Die Sitte, Blutrache durch einen Blutpreis zu ersetzen, hat sich im letzten Jahrhundert in Tschetschenien weniger stark durchgesetzt als in den anderen Teilrepubliken. Republiksoberhaupt Kadyrow fährt eine widersprüchliche Politik: Einerseits spricht er sich öffentlich gegen die Tradition der Blutrache aus und leitete 2010 den Einsatz von Versöhnungskommissionen ein, die zum Teil mit Druck auf die Konfliktparteien einwirken, von Blutrache abzusehen. Andererseits ist er selbst in mehrere Blutrachefehden verwickelt. Nach wie vor gibt es Clans, welche eine Aussöhnung verweigern (AA 13.2.2019).

In Einklang mit den Prinzipien des Föderalismus ist das tschetschenische Parlament autorisiert, Gesetze innerhalb der Zuständigkeit eines Föderationssubjektes zu erlassen. Laut Artikel 6 der tschetschenischen Verfassung überwiegt das föderale Gesetz gegenüber dem tschetschenischen im Bereich der ausschließlichen Zuständigkeit der Föderalen Regierung, wie beispielsweise Gerichtswesen und auswärtige Angelegenheiten, aber auch bei geteilten Zuständigkeiten wie Minderheitenrechten und Familiengesetzgebung. Bei Themen im Bereich der ausschließlichen Zuständigkeit der Republik überwiegt das tschetschenische Gesetz. Die tschetschenische Gesetzgebung besteht aus einem Höchstgericht und 15 Distrikt- oder Stadtgerichten, sowie Friedensgerichten, einem Militärgericht und einem Schiedsgericht. Die formale Qualität der Arbeit der Judikative ist vergleichbar mit anderen Teilen der Russischen Föderation, jedoch wird ihre Unabhängigkeit stärker angegriffen als anderswo, da Kadyrow und andere lokale Beamte Druck auf Richter ausüben (EASO 3.2017). So musste zum Beispiel im Mai 2016 der Vorsitzende des Obersten Gerichts Tschetscheniens nach Kritik von Kadyrow zurücktreten, obwohl die Ernennung/Entlassung der Richter grundsätzlich zu den föderalen Kompetenzen fällt (ÖB Moskau 12.2018).

Die Bekämpfung von Extremisten geht laut glaubwürdigen Aussagen von lokalen NGOs mit rechtswidrigen Festnahmen, Sippenhaft, Kollektivstrafen, spurlosem Verschwinden, Folter zur Erlangung von Geständnissen, fingierten Straftaten, außergerichtlichen Tötungen und Geheimgefängnissen, in denen gefoltert wird, einher.
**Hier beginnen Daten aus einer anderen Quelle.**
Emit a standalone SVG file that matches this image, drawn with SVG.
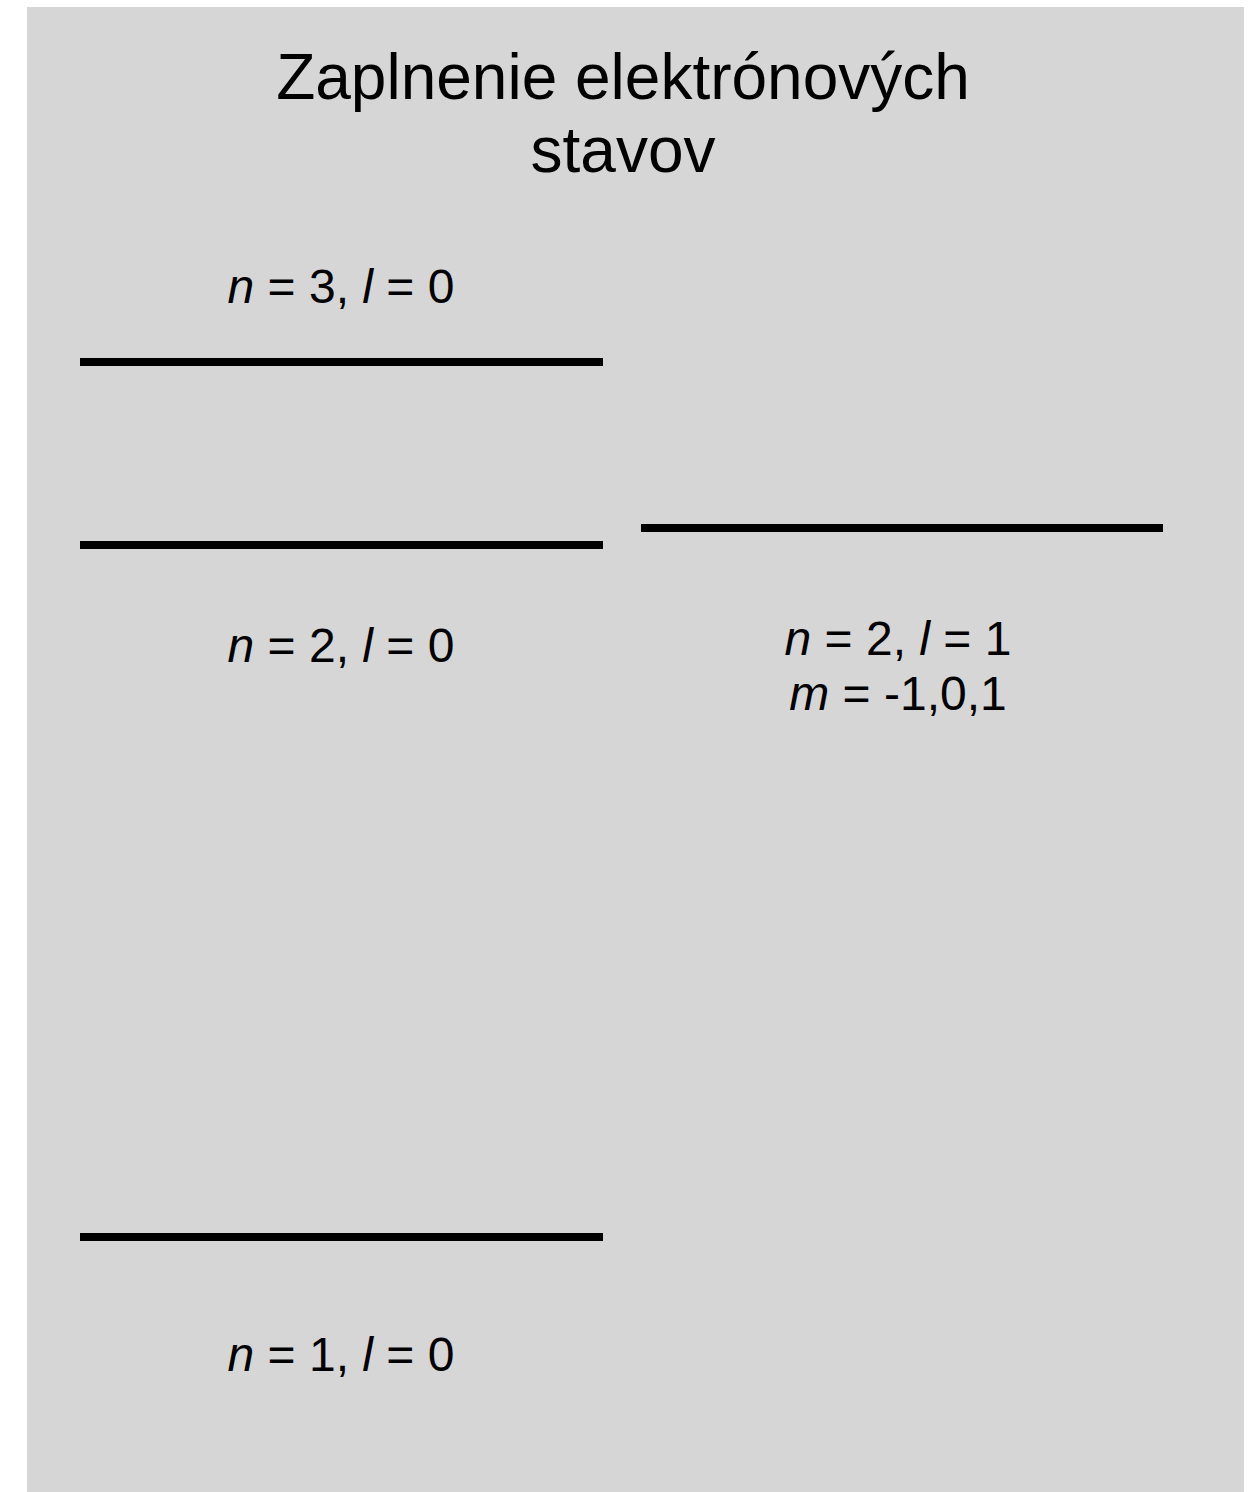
<svg xmlns="http://www.w3.org/2000/svg" width="1253" height="1492" viewBox="0 0 1253 1492">
<style>
.t{font-family:"Liberation Sans",Arial,sans-serif;fill:#000;text-anchor:middle}
.title{font-size:64px}
.lab{font-size:48px}
.lvl{stroke:#000;stroke-width:8}
</style>
<rect x="0" y="0" width="1253" height="1492" fill="#ffffff"/>
<rect x="27" y="7" width="1217" height="1485" fill="#d6d6d6"/>
<g id="title">
<text class="t title" x="623" y="99">Zaplnenie elektrónových</text>
<text class="t title" x="623" y="172">stavov</text>
</g>
<g id="level-n3-l0">
<line class="lvl" x1="80" y1="362" x2="603" y2="362"/>
<text class="t lab" x="341" y="303"><tspan font-style="italic">n</tspan> = 3, <tspan font-style="italic">l</tspan> = 0</text>
</g>
<g id="level-n2-l0">
<line class="lvl" x1="80" y1="545" x2="603" y2="545"/>
<text class="t lab" x="341" y="662"><tspan font-style="italic">n</tspan> = 2, <tspan font-style="italic">l</tspan> = 0</text>
</g>
<g id="level-n2-l1">
<line class="lvl" x1="641" y1="528" x2="1163" y2="528"/>
<text class="t lab" x="898" y="655"><tspan font-style="italic">n</tspan> = 2, <tspan font-style="italic">l</tspan> = 1</text>
<text class="t lab" x="898" y="710"><tspan font-style="italic">m</tspan> = -1,0,1</text>
</g>
<g id="level-n1-l0">
<line class="lvl" x1="80" y1="1237" x2="603" y2="1237"/>
<text class="t lab" x="341" y="1371"><tspan font-style="italic">n</tspan> = 1, <tspan font-style="italic">l</tspan> = 0</text>
</g>
<g id="connectors"/>
</svg>
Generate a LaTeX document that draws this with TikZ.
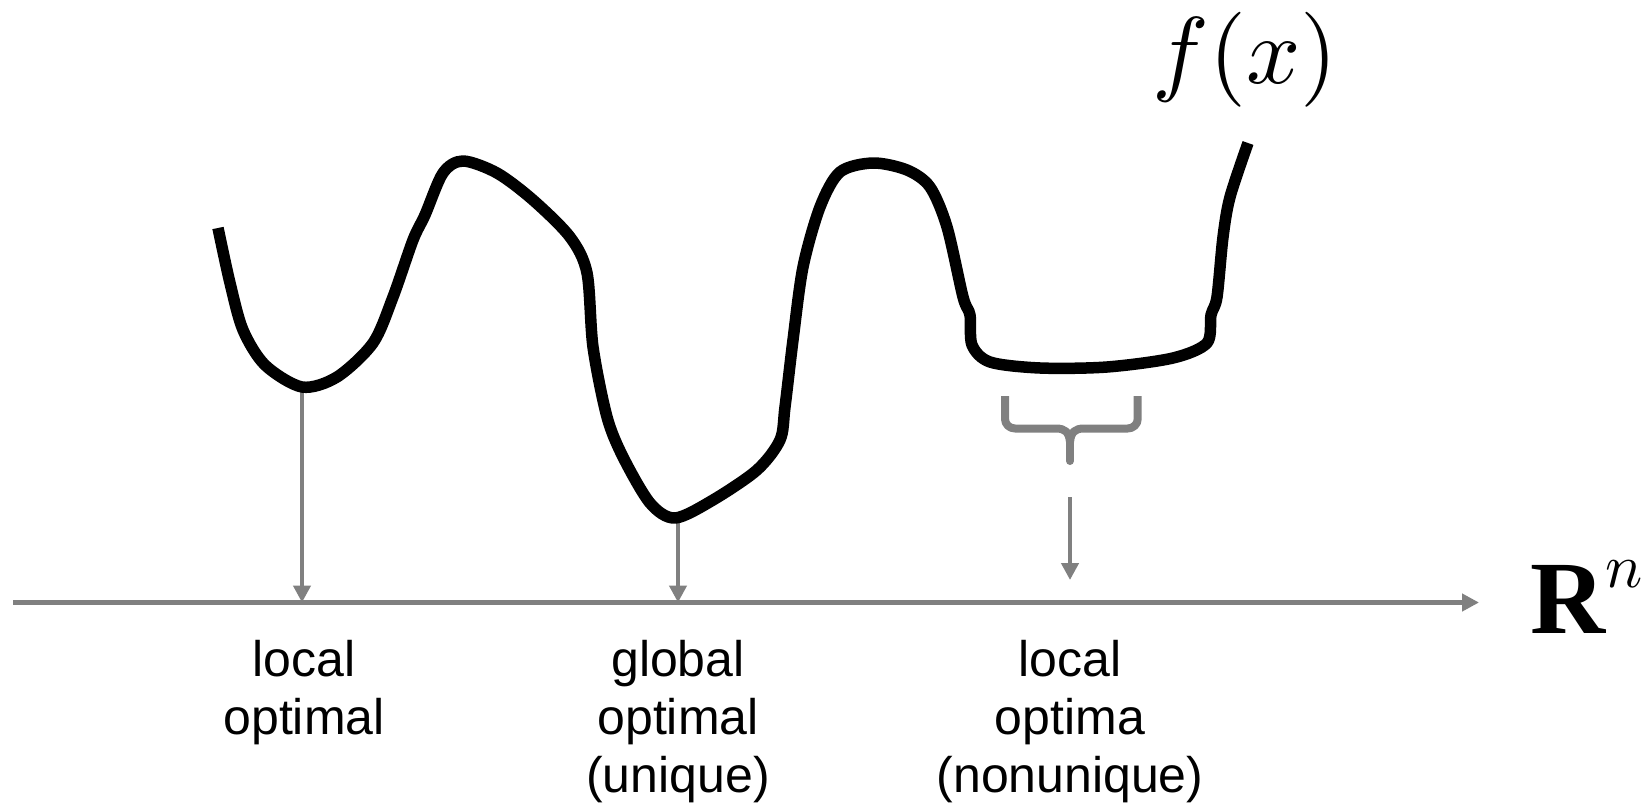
\documentclass[tikz,border=0pt]{standalone}
\usepackage{graphicx}
\usepackage{fontspec}
\setmainfont{Liberation Sans}
\newfontfamily\tnr{Liberation Serif}
\usetikzlibrary{arrows.meta}
\definecolor{axgray}{HTML}{808080}
\tikzset{
  curveline/.style={line width=11.5pt, black, line join=round},
  axisline/.style={line width=4.5pt, axgray, -{Triangle[length=17pt,width=17pt]}},
  droparrow/.style={line width=4.5pt, axgray, -{Triangle[length=17pt,width=17pt]}},
  braceline/.style={line width=8pt, axgray, line join=round},
  lbl/.style={align=center, inner sep=0pt, anchor=north, font=\fontsize{50}{58}\selectfont},
}
\begin{document}
\begin{tikzpicture}[x=1pt,y=-1pt]
\useasboundingbox[fill=white] (0,0) rectangle (1648,811);

% named points
\coordinate (axs) at (13,602.5);
\coordinate (axe) at (1479,602.5);
\coordinate (m1) at (302,390);
\coordinate (m1a) at (302,602.5);
\coordinate (m2) at (678,520);
\coordinate (m2a) at (678,602.5);
\coordinate (m3) at (1070,497);
\coordinate (m3a) at (1070,580);

% axis
\draw[axisline] (axs) -- (axe);

% drop arrows
\draw[droparrow] (m1) -- (m1a);
\draw[droparrow] (m2) -- (m2a);
\draw[droparrow] (m3) -- (m3a);

% brace
\draw[braceline] (1005,396) -- (1005,419) to[out=-90,in=180] (1015,428.5) -- (1056,428.5)
   .. controls (1065,428.5) and (1069,432) .. (1070,442);
\draw[braceline] (1137.7,396) -- (1137.7,419) to[out=-90,in=0] (1127.7,428.5) -- (1084,428.5)
   .. controls (1075,428.5) and (1071,432) .. (1070,442);
\draw[braceline, line cap=round] (1070,436) -- (1070,461);

% function curve
\draw[curveline] plot[smooth, tension=0.5] coordinates {
 (218,228) (230,283) (243,330) (265,365) (302,387) (337,377) (373,343) (393,297)
 (413,240) (425,215) (443,173) (463,161) (497,173) (533,200) (570,237) (587,273)
 (593,347) (607,417) (623,457) (650,503) (675,518) (713,500) (757,470) (780,440)
 (785,407) (793,340) (803,267) (820,207) (840,172) (873,163) (907,170) (930,187)
 (947,227) (963,297) (970,315) (972,345) (990,362) (1040,368) (1107,367) (1173,358)
 (1207,343) (1211,315) (1217,297) (1223,237) (1230,197) (1248,143)};

% labels
\node[lbl] (l1) at (304,640) {local\\optimal};
\node[lbl] (l2) at (678,640) {global\\optimal\\(unique)};
\node[lbl] (l3) at (1070,640) {local\\optima\\(nonunique)};

% f(x)
\node[inner sep=0pt, anchor=base] (fx) at (1245,83)
  {\scalebox{9.5}{$f(x)$}};

% R^n
\node[inner sep=0pt, anchor=base west] (rn) at (1530,633)
  {{\tnr\fontsize{104}{104}\selectfont\bfseries R}\raisebox{46pt}{\scalebox{6.2}{$n$}}};
\end{tikzpicture}
\end{document}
Die strafrechtliche Verfolgung der Menschenrechtsverletzungen ist unzureichend (AA 13.2.2019, vgl. ÖB Moskau 12.2018, AI 22.2.2018, HRW 17.1.2019). Es gibt ein Gesetz, das die Verwandten von Terroristen zur Zahlung für erfolgte Schäden bei Angriffen verpflichtet. Menschenrechtsanwälte kritisieren dieses Gesetz als kollektive Bestrafung. Angehörige von Terroristen können auch aus Tschetschenien vertrieben werden (USDOS 13.3.2019). Recherchen oder Befragungen von Opfern vor Ort durch NGOs sind nicht möglich; Regimeopfer müssten mitsamt ihren Familien Tschetschenien verlassen. Bestimmte Gruppen genießen keinen effektiven Rechtsschutz (AA 13.2.2019), hierzu gehören neben Journalisten und Menschenrechtsaktivisten (ÖB Moskau 12.2018) auch Oppositionelle, Regimekritiker und Frauen, welche mit den Wertvorstellungen ihrer Familie in Konflikt geraten, Angehörige der LGBTI-Gemeinde und diejenigen, die sich mit Republiksoberhaupt Kadyrow bzw. seinem Clan angelegt haben. Auch Künstler können Beeinträchtigungen ausgesetzt sein, wenn ihre Arbeit nicht im Einklang mit Linie oder Geschmack des Republiksoberhaupts steht. Regimekritikern und Menschenrechtsaktivisten droht unter Umständen Strafverfolgung aufgrund fingierter Straftaten und physischen Übergriffen bis hin zum Mord.